AS400 courses are designed to prepare cadets for life as a Second Lieutenant. The AS400 course covers the basic elements of national security policy and process, basic Air Force domain operations as well as selected roles of the military in society and current domestic and international issues affecting the military profession. The course also covers the responsibility, authority, and functions of an Air Force commander and selected provisions of the military justice system. The AS400 class (seniors) may also be referred to as Professional Officer Course (POC) cadets.

What role does my academic major play? 

Some career fields require specific majors. For example, if you want to be a Developmental Engineer, you need to have an engineering degree. Additionally, there are some scholarship opportunities that are tied to specific majors such as electrical engineering, foreign language, and other STEM majors.

However, you are encouraged to major in a field that you are passionate about and can succeed in. How well you perform in academics (i.e. GPA) carries significant weight in how you rank among your peers in AFROTC which factors into your competitiveness for a scholarship, opportunities to attend summer AFROTC programs, choice of career field, etc.

What is the biggest hurdle for freshman AFROTC cadets academically? 

Good study habits. As a college student, you will be very busy and very tired. Learn how to manage your time so that you do not fall behind in your classes, practice good study habits, and do not wait until the end of the semester to ask for help from your professors or your school’s learning resources.


In addition to academic requirements, the Air Force ROTC program include physical training (PT) as well as professional development training (PDT). PT sessions are one hour, twice a week. The goal is to instill a culture of fitness and a healthy lifestyle among our Airmen so that they are prepared to deploy and fight. These training sessions are led by AS300 and AS400 cadets.

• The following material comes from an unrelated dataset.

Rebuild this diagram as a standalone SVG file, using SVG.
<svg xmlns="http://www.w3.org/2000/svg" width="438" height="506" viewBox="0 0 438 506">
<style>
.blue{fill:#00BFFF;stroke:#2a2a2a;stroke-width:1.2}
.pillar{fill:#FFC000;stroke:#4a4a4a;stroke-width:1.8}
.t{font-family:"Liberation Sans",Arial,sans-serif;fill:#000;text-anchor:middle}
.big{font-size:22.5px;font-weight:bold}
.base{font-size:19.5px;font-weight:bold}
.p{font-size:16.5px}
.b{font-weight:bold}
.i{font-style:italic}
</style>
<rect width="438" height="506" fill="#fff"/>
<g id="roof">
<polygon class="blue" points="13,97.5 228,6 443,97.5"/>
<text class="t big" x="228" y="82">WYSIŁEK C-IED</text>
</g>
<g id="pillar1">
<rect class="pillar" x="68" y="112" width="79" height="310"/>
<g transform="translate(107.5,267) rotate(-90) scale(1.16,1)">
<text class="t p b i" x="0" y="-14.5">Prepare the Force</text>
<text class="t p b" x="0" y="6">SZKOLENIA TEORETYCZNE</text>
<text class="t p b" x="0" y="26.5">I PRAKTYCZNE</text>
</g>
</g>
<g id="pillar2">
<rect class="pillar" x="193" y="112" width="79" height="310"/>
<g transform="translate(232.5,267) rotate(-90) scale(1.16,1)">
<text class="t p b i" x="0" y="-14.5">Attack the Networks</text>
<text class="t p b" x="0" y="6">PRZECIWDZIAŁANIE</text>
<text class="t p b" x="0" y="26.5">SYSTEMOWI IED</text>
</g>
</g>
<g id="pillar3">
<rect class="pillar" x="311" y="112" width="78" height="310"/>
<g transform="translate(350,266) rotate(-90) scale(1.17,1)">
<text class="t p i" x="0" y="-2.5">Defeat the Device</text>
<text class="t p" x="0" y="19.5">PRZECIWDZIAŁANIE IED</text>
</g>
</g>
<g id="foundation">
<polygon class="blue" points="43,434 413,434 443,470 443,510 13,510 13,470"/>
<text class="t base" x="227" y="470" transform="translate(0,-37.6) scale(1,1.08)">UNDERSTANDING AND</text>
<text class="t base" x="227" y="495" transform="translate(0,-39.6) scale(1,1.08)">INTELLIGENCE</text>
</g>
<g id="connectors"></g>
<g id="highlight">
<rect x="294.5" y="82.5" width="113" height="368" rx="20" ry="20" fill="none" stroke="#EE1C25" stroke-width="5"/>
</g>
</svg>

AFROTC has opportunities to attend PDT events over the summer and during the school year. PDTs for freshmen and sophomores allow cadets to learn more about the Air Force and be exposed to various career fields and operations. During the school year training may include incentive flights and base visits. PDTs for juniors and seniors allow cadets to broaden their leadership skills. They may include, but are not limited to planning and executing large-scale events, attending specialized training events, and summer internships.

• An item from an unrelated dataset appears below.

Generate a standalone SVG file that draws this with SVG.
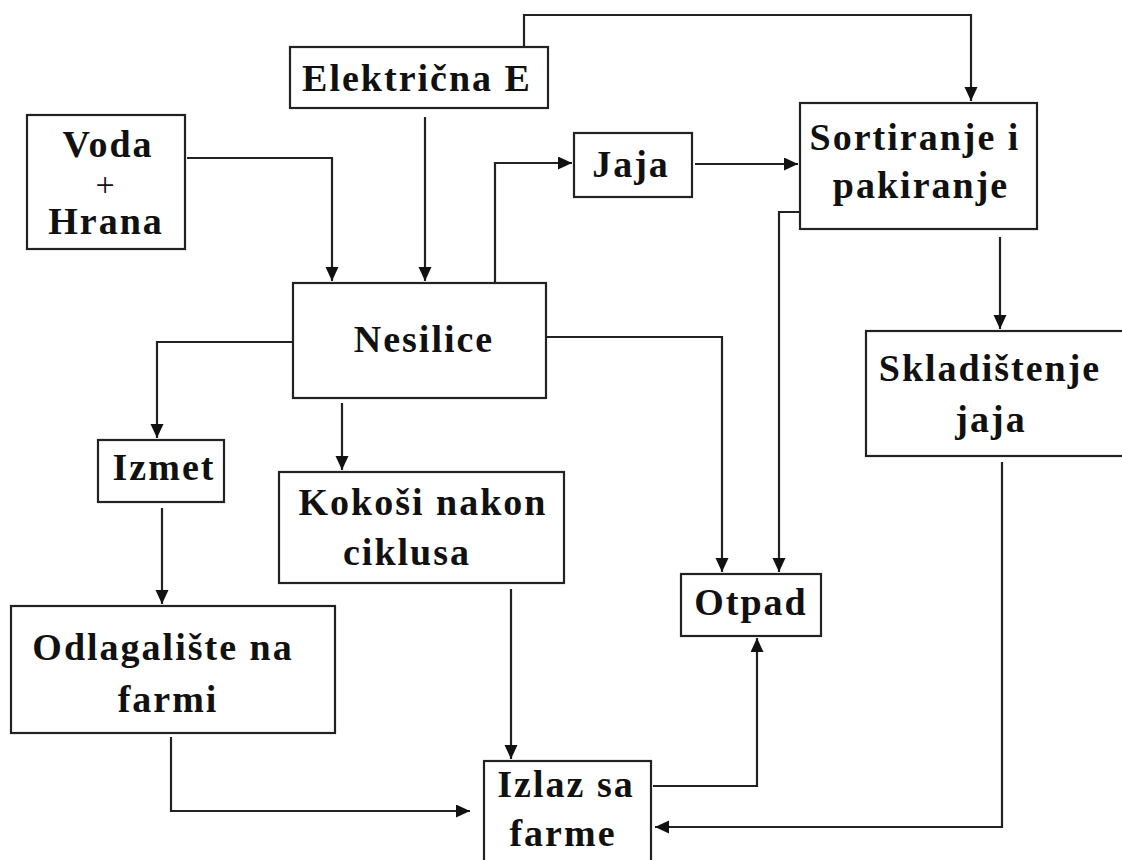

Between sophomore (3rd Class) and junior (2nd Class) years, AFROTC cadets attend field training (FT) for two weeks at Maxwell Air Force Base (AFB) in Alambama. Successful completion of this training is required to officially enter the Professional Officers Course (POC) and to earn a commission in the U.S. Air Force or U.S. Space Force.


After successfully completing all Air Force ROTC and academic degree requirements, cadets accept a commission as Second Lieutenants in the Air Force or Space Force. The length of initial service commitment varies by career. Most officers have a four-year, active-duty service commitment. Pilots have a 10-year, active-duty service commitment, and both Combat System Officers and Air Battle Managers have a six-year service commitment upon completion of their respective training.

The Ceremony

Commissioning and pin-on ceremonies are milestone events seen at any college or university, and VMI is no exception. At the Institute, this moving and inspiring event may take place at the conclusion of the fall semester or at the most common time, during May graduation events.

During the commissioning ceremony, cadets hear from distinguished military leaders from the U.S. Air Force, U.S. Space Force, or other speaker, and take the Oath of the Commissioned Officer. Cadets then gather and with family and friends where they select individuals, many times ROTC faculty, to pin their Second Lieutenant's rank onto their uniforms.